- Born: United States
- Occupation: Actress
- Years active: 1988–present

= Teresa Gallagher =

British actress

Teresa Gallagher is a British actress. She is known for her role as Nicole Watterson in the Cartoon Network animated sitcom The Amazing World of Gumball.

== Career ==
Gallagher is known for her role as Ellen Smith in The Bill, for her appearances on radio in No Commitments, Salem's Lot, and Memorials to the Missing. She played Sarah in Footballers' Wives, and Alison Canning in Casualty.

She presented the Children's BBC show Playdays, and has provided the voices for other children's series including The Mr. Men Show, Alphablocks, Numberblocks, and Octonauts.

She has recorded redubs for several anime films such as Laughing Target, X, Bounty Dog, Demon City Shinjuku, and Cyber City Oedo 808. Gallagher later returned to do voice acting for anime with the English dubbed version of the TV series Ronja, the Robber's Daughter.

In 2003, she voiced Amalia, the female lead in Rita Dove's drama The Darker Face of the Earth, opposite Chiwetel Ejiofor in the play's BBC radio adaptation.

In 2010, she voiced Fern the Green Fairy, Queen Titania, and Mrs. Walker in the UK version of the movie Rainbow Magic: Return to Rainspell Island.

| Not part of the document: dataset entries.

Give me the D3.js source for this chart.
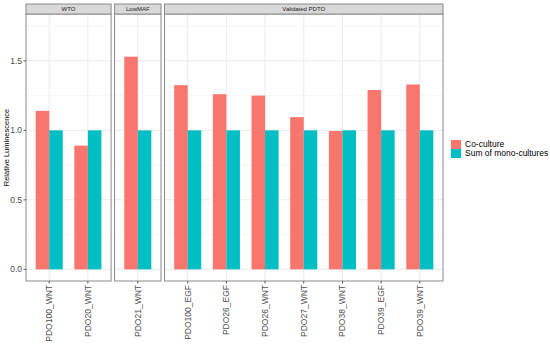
<!DOCTYPE html>
<html>
<head>
<meta charset="utf-8">
<script src="https://cdn.jsdelivr.net/npm/d3@7"></script>
<style>
  html, body { margin: 0; padding: 0; background: #fff; }
  svg text { font-family: "Liberation Sans", Arial, sans-serif; }
</style>
</head>
<body>
<div id="chart"></div>
<script>
// ── Data ──
const groups     = ['WTO', 'LowMAF', 'Validated PDTO'];
const categories = [
  ['PDO100_WNT', 'PDO20_WNT'],
  ['PDO21_WNT'],
  ['PDO100_EGF', 'PDO26_EGF', 'PDO26_WNT', 'PDO27_WNT', 'PDO38_WNT', 'PDO39_EGF', 'PDO39_WNT']
];
const series     = ['Co-culture', 'Sum of mono-cultures'];
const coculture  = [1.14, 0.89, 1.53, 1.325, 1.26, 1.25, 1.095, 0.995, 1.29, 1.33];
const monoSum    = [1.0, 1.0, 1.0, 1.0, 1.0, 1.0, 1.0, 1.0, 1.0, 1.0];
const yTicks     = [0, 0.5, 1.0, 1.5];
const yMinor     = [0.25, 0.75, 1.25, 1.75];
const colors     = ['#F8766D', '#00BFC4'];

(function () {
  'use strict';

  const W = 550, H = 345;
  const plotL = 26, plotR = 443, top = 14, bottom = 281, stripH = 10, gap = 3.5;

  const svg = d3.select('#chart').append('svg')
    .attr('width', W).attr('height', H);

  const y = d3.scaleLinear().domain([-0.084, 1.837]).range([bottom, top]);

  // panel widths proportional to categories + ggplot discrete expansion
  const units = categories.map(c => c.length + 0.2);
  const perUnit = (plotR - plotL - gap * (groups.length - 1)) / d3.sum(units);

  const flat = categories.flat();
  let x0 = plotL, idx = 0;

  groups.forEach((g, gi) => {
    const pw = units[gi] * perUnit;
    const panel = svg.append('g').attr('transform', `translate(${x0},0)`);
    const cats = categories[gi];
    const x = d3.scalePoint().domain(cats).range([0, pw]).padding(0.6);
    const step = x.step();
    const sub = d3.scaleBand().domain(series).range([-0.35 * step, 0.35 * step]);

    // background grid
    panel.append('g').selectAll('line.minor').data(yMinor).join('line')
      .attr('x1', 0).attr('x2', pw)
      .attr('y1', d => y(d)).attr('y2', d => y(d))
      .attr('stroke', '#f2f2f2').attr('stroke-width', 0.6);
    panel.append('g').selectAll('line.major').data(yTicks).join('line')
      .attr('x1', 0).attr('x2', pw)
      .attr('y1', d => y(d)).attr('y2', d => y(d))
      .attr('stroke', '#ebebeb').attr('stroke-width', 1);
    panel.append('g').selectAll('line.vx').data(cats).join('line')
      .attr('x1', d => x(d)).attr('x2', d => x(d))
      .attr('y1', top).attr('y2', bottom)
      .attr('stroke', '#ebebeb').attr('stroke-width', 1);

    // bars
    const rows = cats.map((c, i) => ({ cat: c, vals: [coculture[idx + i], monoSum[idx + i]] }));
    const cg = panel.append('g').selectAll('g').data(rows).join('g')
      .attr('transform', d => `translate(${x(d.cat)},0)`);
    cg.selectAll('rect').data(d => d.vals.map((v, si) => ({ v, si }))).join('rect')
      .attr('x', d => sub(series[d.si]))
      .attr('width', sub.bandwidth())
      .attr('y', d => y(d.v))
      .attr('height', d => y(0) - y(d.v))
      .attr('fill', d => colors[d.si]);

    // border
    panel.append('rect')
      .attr('x', 0).attr('y', top).attr('width', pw).attr('height', bottom - top)
      .attr('fill', 'none').attr('stroke', '#8a8a8a').attr('stroke-width', 1);

    // strip
    panel.append('rect')
      .attr('x', 0).attr('y', top - stripH).attr('width', pw).attr('height', stripH)
      .attr('fill', '#d9d9d9').attr('stroke', '#8a8a8a').attr('stroke-width', 1);
    panel.append('text')
      .attr('x', pw / 2).attr('y', top - stripH / 2).attr('dy', '0.35em')
      .attr('text-anchor', 'middle').attr('font-size', 6).attr('fill', '#1a1a1a')
      .text(g);

    // x ticks + labels
    const xa = panel.append('g').selectAll('g').data(cats).join('g')
      .attr('transform', d => `translate(${x(d)},${bottom})`);
    xa.append('line').attr('y1', 0).attr('y2', 2.5).attr('stroke', '#555');
    xa.append('text')
      .attr('transform', 'translate(3,4) rotate(-90)')
      .attr('text-anchor', 'end')
      .attr('font-size', 8.5).attr('fill', '#4d4d4d')
      .text(d => d);

    idx += cats.length;
    x0 += pw + gap;
  });

  // y axis
  const ya = svg.append('g').selectAll('g').data(yTicks).join('g')
    .attr('transform', d => `translate(${plotL},${y(d)})`);
  ya.append('line').attr('x1', -2.5).attr('x2', 0).attr('stroke', '#555');
  ya.append('text')
    .attr('x', -4).attr('dy', '0.35em').attr('text-anchor', 'end')
    .attr('font-size', 8.5).attr('fill', '#4d4d4d')
    .text(d => d3.format('.1f')(d));

  svg.append('text')
    .attr('transform', `translate(9,${(top + bottom) / 2}) rotate(-90)`)
    .attr('text-anchor', 'middle').attr('font-size', 7.5).attr('fill', '#000')
    .text('Relative Luminescence');

  // legend
  const lg = svg.append('g').attr('transform', 'translate(451,140)');
  const li = lg.selectAll('g').data(series).join('g')
    .attr('transform', (d, i) => `translate(0,${i * 9})`);
  li.append('rect').attr('width', 10).attr('height', 9)
    .attr('fill', (d, i) => colors[i]);
  li.append('text').attr('x', 14).attr('y', 4.5).attr('dy', '0.35em')
    .attr('font-size', 8.5).attr('fill', '#000')
    .text(d => d);
})();
</script>
</body>
</html>
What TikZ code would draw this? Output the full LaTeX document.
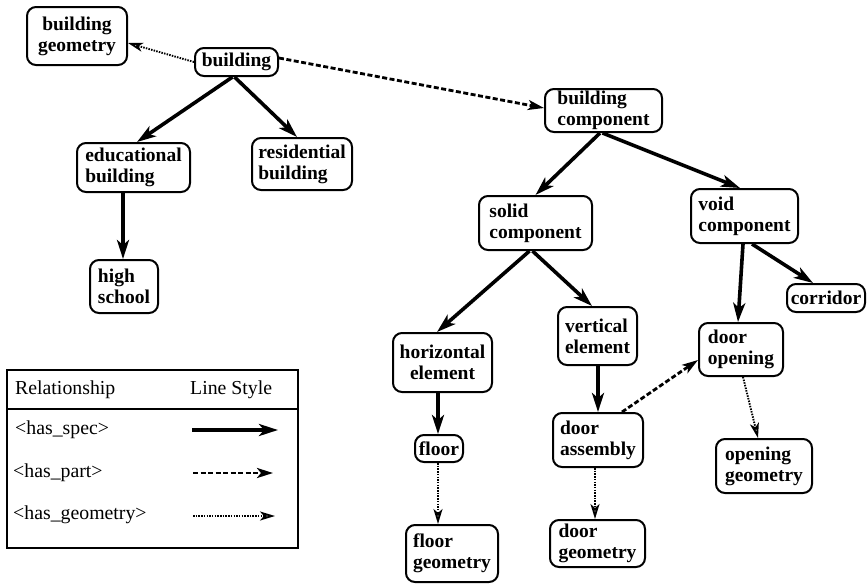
\documentclass[tikz,border=0pt]{standalone}
\usepackage{fontspec}
\setmainfont{Liberation Serif}
\usetikzlibrary{arrows.meta}
\begin{document}
\begin{tikzpicture}[x=1pt,y=-1pt,
  box/.style={draw,line width=2pt,rounded corners=9pt,inner sep=2pt,
    font=\bfseries\fontsize{19.5}{21}\selectfont,align=left},
  cbox/.style={box,align=center},
  spec/.style={line width=3.6pt,-{Stealth[length=19pt,width=12pt,inset=5pt]}},
  part/.style={line width=2.8pt,dash pattern=on 5pt off 2.5pt,-{Stealth[length=16pt,width=10pt,inset=4pt]}},
  geom/.style={line width=1.9pt,dash pattern=on 1.5pt off 1.2pt,-{Stealth[open,length=15pt,width=9pt,inset=4pt]}},
  legtext/.style={font=\fontsize{19.8}{22}\selectfont,anchor=west,inner sep=0pt}]
\useasboundingbox (0,0) rectangle (867,584);
% nodes
\node[cbox,minimum width=100pt,minimum height=58pt] (bgeo) at (77,36) {building\\geometry};
\node[box,minimum width=83pt,minimum height=28pt] (bldg) at (236.5,62) {building};
\node[box,minimum width=117pt,minimum height=43pt] (bcomp) at (603.5,110.5) {building\\component};
\node[box,minimum width=113pt,minimum height=49pt] (edu) at (133.5,167.5) {educational\\building};
\node[box,minimum width=100pt,minimum height=52pt] (res) at (302,164) {residential\\building};
\node[box,minimum width=68pt,minimum height=53pt] (hs) at (124,286.5) {high\\school};
\node[box,minimum width=113pt,minimum height=54pt] (solid) at (535.5,223) {solid\\component};
\node[box,minimum width=107pt,minimum height=54pt] (void) at (744.5,216) {void\\component};
\node[box,minimum width=78pt,minimum height=28pt] (corr) at (826,298) {corridor};
\node[cbox,minimum width=99pt,minimum height=59pt] (horiz) at (442.5,362.5) {horizontal\\element};
\node[box,minimum width=79pt,minimum height=58pt] (vert) at (597.5,336) {vertical\\element};
\node[box,minimum width=84pt,minimum height=53pt] (dopen) at (741,349.5) {door\\opening};
\node[box,minimum width=48pt,minimum height=27pt] (floor) at (439,448.5) {floor};
\node[box,minimum width=90pt,minimum height=54pt] (dass) at (598,440) {door\\assembly};
\node[box,minimum width=96pt,minimum height=54pt] (ogeo) at (764,466) {opening\\geometry};
\node[box,minimum width=92pt,minimum height=57pt] (fgeo) at (452,553.5) {floor\\geometry};
\node[box,minimum width=95pt,minimum height=47pt] (dgeo) at (597.5,543.5) {door\\geometry};
% edges
\draw[spec] ([xshift=-4pt]bldg.south) -- ([xshift=3.5pt]edu.north);
\draw[spec] ([xshift=-2pt]bldg.south) -- ([xshift=-5pt]res.north);
\draw[spec] ([xshift=-10.5pt]edu.south) -- ([xshift=-1pt]hs.north);
\draw[spec] ([xshift=-3.5pt]bcomp.south) -- (solid.north);
\draw[spec] ([xshift=-1pt]bcomp.south) -- ([xshift=-4.5pt]void.north);
\draw[spec] ([xshift=-6pt]solid.south) -- ([xshift=-5.5pt]horiz.north);
\draw[spec] ([xshift=-3pt]solid.south) -- ([xshift=-5.5pt]vert.north);
\draw[spec] ([xshift=-1.5pt]void.south) -- ([xshift=-3pt]dopen.north);
\draw[spec] ([xshift=7.5pt]void.south) -- ([xshift=-13pt]corr.north);
\draw[spec] ([xshift=-4.5pt]horiz.south) -- ([xshift=-1pt]floor.north);
\draw[spec] ([xshift=0.5pt]vert.south) -- (dass.north);
\draw[part] ([xshift=24pt]dass.north) -- ([yshift=-10.5pt]dopen.west);
\draw[part] ([yshift=4pt]bldg.east) -- ([yshift=2.5pt]bcomp.west);
\draw[geom] (bldg.west) -- ([yshift=-7pt]bgeo.east);
\draw[geom] ([xshift=-1pt]floor.south) -- ([xshift=-14pt]fgeo.north);
\draw[geom] ([xshift=-3pt]dass.south) -- ([xshift=-2.5pt]dgeo.north);
\draw[geom] ([xshift=2pt]dopen.south) -- ([xshift=-6pt]ogeo.north);
% legend
\node[draw,line width=2.2pt,minimum width=291pt,minimum height=178pt,inner sep=0pt] (leg) at (152.5,459) {};
\coordinate (hl) at (7,409);
\coordinate (hr) at (298,409);
\draw[line width=1.5pt] (hl) -- (hr);
\node[legtext] (lrel) at (15,390) {Relationship};
\node[legtext] (lsty) at (190,390) {Line Style};
\node[legtext] (lspec) at (15,430) {<has\_spec>};
\node[legtext] (lpart) at (13,473) {<has\_part>};
\node[legtext] (lgeom) at (13,515) {<has\_geometry>};
\coordinate (a1) at (192,430); \coordinate (b1) at (278,430);
\coordinate (a2) at (193,473); \coordinate (b2) at (273,473);
\coordinate (a3) at (193,516); \coordinate (b3) at (275,516);
\draw[spec] (a1) -- (b1);
\draw[part] (a2) -- (b2);
\draw[geom] (a3) -- (b3);
\end{tikzpicture}
\end{document}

From 2011 to 2019, Gallagher provided the voice of Nicole Watterson, the title character's mother, on the Cartoon Network animated series The Amazing World of Gumball. She would then return to her role in 2025 for the seventh season.

In 2015, she provided the voice of EOS as well as various minor characters in Thunderbirds Are Go, and also provided voices for the Voice Trumpets and the Tiddlytubbies in the 2015 reboot of Teletubbies.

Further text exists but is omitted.